# GIVEN REQUEST
Copy out each line of the data holding "this".

__________

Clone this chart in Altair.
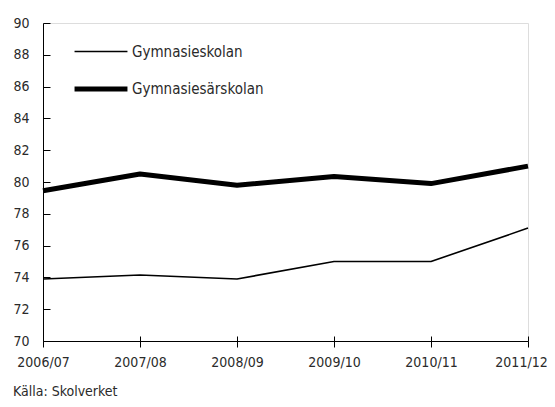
import altair as alt
import pandas as pd

years = ["2006/07", "2007/08", "2008/09", "2009/10", "2010/11", "2011/12"]
gymnasieskolan = [73.9, 74.15, 73.9, 75.0, 75.0, 77.1]
gymnasiesarskolan = [79.45, 80.5, 79.8, 80.35, 79.9, 81.0]
series = ["Gymnasieskolan", "Gymnasiesärskolan"]
y_ticks = list(range(70, 91, 2))
source_text = "Källa: Skolverket"

rows = []
for s, vals in zip(series, [gymnasieskolan, gymnasiesarskolan]):
    for yr, v in zip(years, vals):
        rows.append({"year": yr, "value": v, "series": s})
df = pd.DataFrame(rows)

FONT = "Liberation Sans Narrow, DejaVu Sans Condensed, sans-serif"
TXT = "#2a2a2a"
W, H = 485, 318

xscale = alt.Scale(type="point", padding=0, domain=years)
yscale = alt.Scale(domain=[70, 90], nice=False, zero=False)

lines = alt.Chart(df).mark_line(color="black", strokeJoin="round").encode(
    x=alt.X("year:O", sort=years, scale=xscale,
            axis=alt.Axis(title=None, labelAngle=0, tickSize=6, labelPadding=8,
                          domainColor="black", tickColor="black",
                          labelOffset=alt.condition(alt.datum.value == years[-1],
                                                    alt.value(-7), alt.value(0)),
                          labelFont=FONT, labelFontSize=14, labelColor=TXT)),
    y=alt.Y("value:Q", scale=yscale,
            axis=alt.Axis(title=None, values=y_ticks, tickSize=0, labelPadding=14,
                          grid=False, domainColor="black",
                          labelFont=FONT, labelFontSize=14, labelColor=TXT)),
    strokeWidth=alt.StrokeWidth(
        "series:N",
        scale=alt.Scale(domain=series, range=[1.6, 5]),
        legend=alt.Legend(title=None, orient="none", legendX=29, legendY=1,
                          symbolType="stroke", symbolSize=2800,
                          symbolStrokeColor="black", labelFont=FONT,
                          labelFontSize=15, labelColor=TXT, labelOffset=2,
                          rowPadding=-4, padding=0),
    ),
    detail="series:N",
)

inner_ticks = alt.Chart(df).mark_point(opacity=0).encode(
    x=alt.X("year:O", sort=years, scale=xscale,
            axis=alt.Axis(title=None, orient="top", offset=-H, labels=False,
                          domain=False, tickSize=5, tickColor="black")),
    y=alt.Y("value:Q", scale=yscale,
            axis=alt.Axis(title=None, orient="right", offset=-W, values=y_ticks,
                          labels=False, domain=False, grid=False, tickSize=7,
                          tickColor="black")),
)

chart = alt.layer(lines, inner_ticks).resolve_axis(
    x="independent", y="independent"
).properties(
    width=W,
    height=H,
    autosize=alt.AutoSizeParams(type="none"),
    padding={"left": 35, "top": 15, "right": 19, "bottom": 58},
    title=alt.TitleParams(source_text, orient="bottom", anchor="start", frame="bounds",
                          font=FONT, fontSize=14, fontWeight="normal", color=TXT,
                          offset=16),
).configure_view(stroke="black", strokeWidth=1).configure(background="white")

chart.save("out.html", embed_options={"renderer": "svg", "actions": False})
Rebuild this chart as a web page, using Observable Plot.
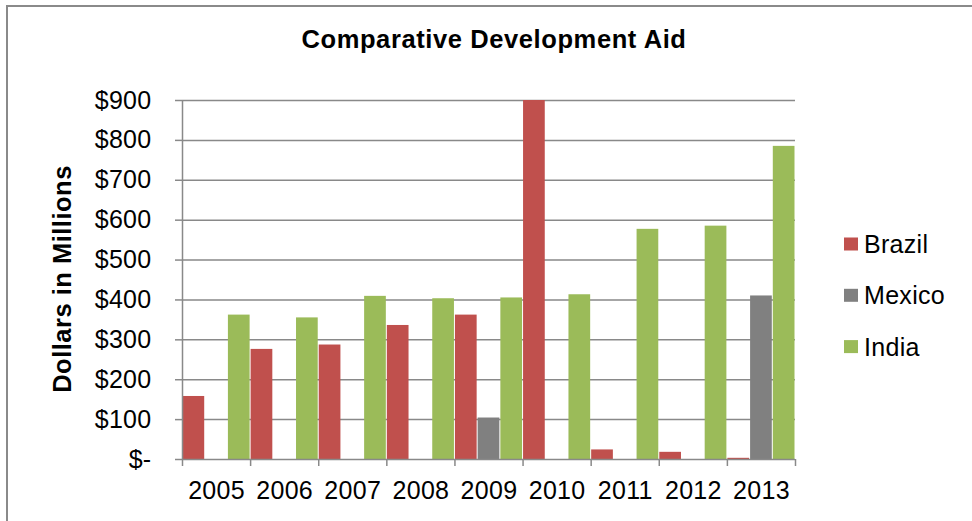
<!DOCTYPE html>
<html><head><meta charset="utf-8">
<script src="https://cdn.jsdelivr.net/npm/d3@7"></script>
<script src="https://cdn.jsdelivr.net/npm/@observablehq/plot@0.6"></script>
<style>
html,body{margin:0;padding:0;background:#fff;}
#wrap{position:relative;width:972px;height:521px;overflow:hidden;background:#fff;}
#border{position:absolute;left:6px;top:5px;width:1200px;height:1200px;border:2px solid #8a8a8a;box-sizing:border-box;}
#chart{position:absolute;left:0;top:0;}
</style></head><body>
<div id="wrap"><div id="border"></div><div id="chart"></div></div>
<script>
const title = "Comparative Development Aid";
const yLabel = "Dollars in Millions";
const years = ["2005","2006","2007","2008","2009","2010","2011","2012","2013"];
const countries = ["Brazil","Mexico","India"];
const brazil = [158, 276, 287, 336, 362, 900, 24, 18, 3];
const mexico = [0, 0, 0, 0, 104, 0, 0, 0, 410];
const india  = [362, 355, 409, 403, 405, 413, 577, 585, 785];
const yTicks = [0, 100, 200, 300, 400, 500, 600, 700, 800, 900];
const colors = ["#C0504D", "#808080", "#9BBB59"];

const seriesValues = [brazil, mexico, india];
const rows = [];
years.forEach((year, yi) => {
  countries.forEach((country, si) => {
    rows.push({year, yi, country, si, value: seriesValues[si][yi]});
  });
});
const n = countries.length;
const boundaries = d3.range(years.length + 1);
const gridColor = "#898989";

const chart = Plot.plot({
  width: 972, height: 521,
  marginLeft: 182, marginRight: 177, marginTop: 100, marginBottom: 62,
  style: {fontFamily: "'Liberation Sans', Arial, sans-serif", fontSize: "25px", color: "#000", background: "transparent", overflow: "visible", letterSpacing: "0.3px"},
  x: {domain: [0, years.length], label: null},
  y: {domain: [0, 900], label: null},
  color: {domain: countries, range: colors},
  marks: [
    Plot.ruleY(yTicks.filter(d => d > 0), {y: d => d, stroke: gridColor, strokeWidth: 1.5}),
    Plot.rectY(rows.filter(d => d.value > 0), {
      x1: d => d.yi + d.si / n,
      x2: d => d.yi + (d.si + 1) / n,
      y1: 0, y2: "value",
      fill: "country",
      insetLeft: 0.5, insetRight: 0.5
    }),
    Plot.ruleX([0], {stroke: gridColor, strokeWidth: 1.5}),
    Plot.ruleY([0], {stroke: gridColor, strokeWidth: 1.5}),
    Plot.axisY(yTicks, {
      label: null,
      tickSize: 7, tickPadding: 24, stroke: gridColor, strokeWidth: 1.5,
      tickFormat: d => d === 0 ? "$-" : "$" + d, fill: "#000", fontSize: 25
    }),
    Plot.axisX(boundaries, {label: null, tickSize: 7, tickFormat: () => "", stroke: gridColor, strokeWidth: 1.5}),
    Plot.text(years, {x: (d, i) => i + 0.5, y: () => 0, dy: 31, lineAnchor: "middle", fill: "#000", fontSize: 25})
  ]
});
document.getElementById("chart").appendChild(chart);

const svg = d3.select(chart);
svg.append("text")
  .attr("x", 494).attr("y", 47.5)
  .attr("text-anchor", "middle")
  .attr("font-weight", "bold").attr("font-size", 25.5)
  .style("letter-spacing", "0.6px")
  .attr("fill", "#000")
  .text(title);
svg.append("text")
  .attr("transform", "translate(70.5,279) rotate(-90)")
  .attr("text-anchor", "middle")
  .attr("font-weight", "bold").attr("font-size", 25.5)
  .style("letter-spacing", "0.5px")
  .attr("fill", "#000")
  .text(yLabel);

const color = chart.scale("color");
const legend = svg.append("g").attr("text-anchor", "start");
countries.forEach((c, i) => {
  const cy = 244 + i * 51.3;
  legend.append("rect").attr("x", 844).attr("y", cy - 6.5).attr("width", 14).attr("height", 13)
    .attr("fill", color.apply(c));
  legend.append("text").attr("x", 864).attr("y", cy).attr("dy", "0.36em")
    .attr("text-anchor", "start")
    .attr("font-size", 25).attr("fill", "#000").text(c);
});
</script>
</body></html>
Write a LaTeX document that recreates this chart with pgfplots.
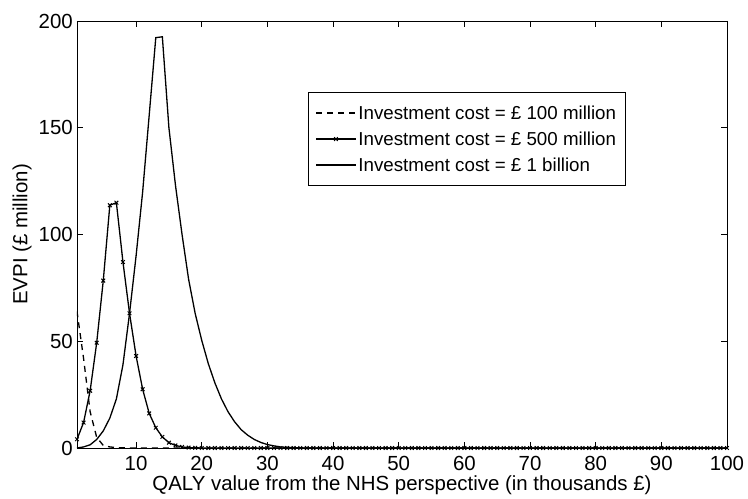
\documentclass[border=0pt]{standalone}
\usepackage{fontspec}
\setmainfont{Liberation Sans}
\usepackage{pgfplots}
\pgfplotsset{compat=1.18}

\begin{document}
\begin{tikzpicture}
\begin{axis}[
scale only axis,
width=650bp, height=427bp,
xmin=1, xmax=100,
ymin=0, ymax=200,
xtick={10,20,...,100},
ytick={0,50,...,200},
tick align=inside,
tick pos=both,
major tick length=6bp,
axis line style={line width=0.9bp},
every tick/.style={black, line width=0.8bp},
/pgf/number format/assume math mode=true,
tick label style={font=\fontsize{20.5}{24}\selectfont},
xticklabel style={anchor=base, inner sep=0pt, yshift=-22.5bp},
yticklabel style={inner sep=0pt, xshift=-4bp},
label style={font=\fontsize{20.5}{24}\selectfont},
xlabel={QALY value from the NHS perspective (in thousands £)},
ylabel={EVPI (£ million)},
xlabel style={at={(axis description cs:0.5,-0.1)}, anchor=base, inner sep=0pt},
ylabel style={at={(axis description cs:-0.0846,0.5)}, anchor=center, inner sep=0pt},
legend cell align=left,
legend style={at={(0.3554,0.8337)}, anchor=north west,
  font=\fontsize{18.8}{22}\selectfont, draw=black, line width=0.9bp,
  inner xsep=7bp, inner ysep=11bp, row sep=7bp,
  nodes={inner sep=2bp}},
legend image code/.code={\draw[mark repeat=2, mark phase=2, #1]
  plot coordinates {(0cm,0cm) (0.7cm,0cm) (1.4cm,0cm)};},
]
% investment cost 100 million
\addplot [black, line width=1.3bp, dash pattern=on 6bp off 5bp] coordinates {
(1,64) (2,42) (3,17) (4,5) (5,1.2) (6,0.5) (7,0.2) (8,0.1) (9,0.05) (10,0) (100,0)
};
\addlegendentry{Investment cost = £ 100 million}
% investment cost 500 million
\addplot [black, line width=1.3bp, mark=x, mark size=2.6bp, mark options={solid, line width=1bp}] coordinates {
(1,4.1) (2,11.9) (3,26.8) (4,49.3) (5,78.4) (6,113.7) (7,114.9) (8,87.1) (9,63.1) (10,43.1)
(11,27.5) (12,16.2) (13,9.5) (14,5.2) (15,2.5) (16,1.2) (17,0.5) (18,0.2) (19,0.1) (20,0)
(21,0) (22,0) (23,0) (24,0) (25,0) (26,0) (27,0) (28,0) (29,0) (30,0)
(31,0) (32,0) (33,0) (34,0) (35,0) (36,0) (37,0) (38,0) (39,0) (40,0)
(41,0) (42,0) (43,0) (44,0) (45,0) (46,0) (47,0) (48,0) (49,0) (50,0)
(51,0) (52,0) (53,0) (54,0) (55,0) (56,0) (57,0) (58,0) (59,0) (60,0)
(61,0) (62,0) (63,0) (64,0) (65,0) (66,0) (67,0) (68,0) (69,0) (70,0)
(71,0) (72,0) (73,0) (74,0) (75,0) (76,0) (77,0) (78,0) (79,0) (80,0)
(81,0) (82,0) (83,0) (84,0) (85,0) (86,0) (87,0) (88,0) (89,0) (90,0)
(91,0) (92,0) (93,0) (94,0) (95,0) (96,0) (97,0) (98,0) (99,0) (100,0)
};
\addlegendentry{Investment cost = £ 500 million}
% investment cost 1 billion
\addplot [black, line width=1.3bp] coordinates {
(1,0) (2,0.5) (3,1.5) (4,4) (5,8) (6,14) (7,23) (8,39) (9,63) (10,90)
(11,120) (12,156) (13,192.2) (14,192.6) (15,150) (16,123) (17,100) (18,79) (19,63) (20,50.4)
(21,39.5) (22,30.5) (23,23) (24,17) (25,12.3) (26,8.6) (27,6) (28,4) (29,2.6) (30,1.6)
(31,1) (32,0.5) (33,0.3) (34,0.15) (35,0.08) (36,0) (100,0)
};
\addlegendentry{Investment cost = £ 1 billion}
\end{axis}
\pgfresetboundingbox
\path (-77bp,-51bp) rectangle (671bp,448bp);
\end{tikzpicture}
\end{document}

__________

# EXERCISE OUTPUT
Clone this chart in Altair.
Rebuild this chart as a web page, using Observable Plot.
Write a LaTeX document that recreates this chart with pgfplots.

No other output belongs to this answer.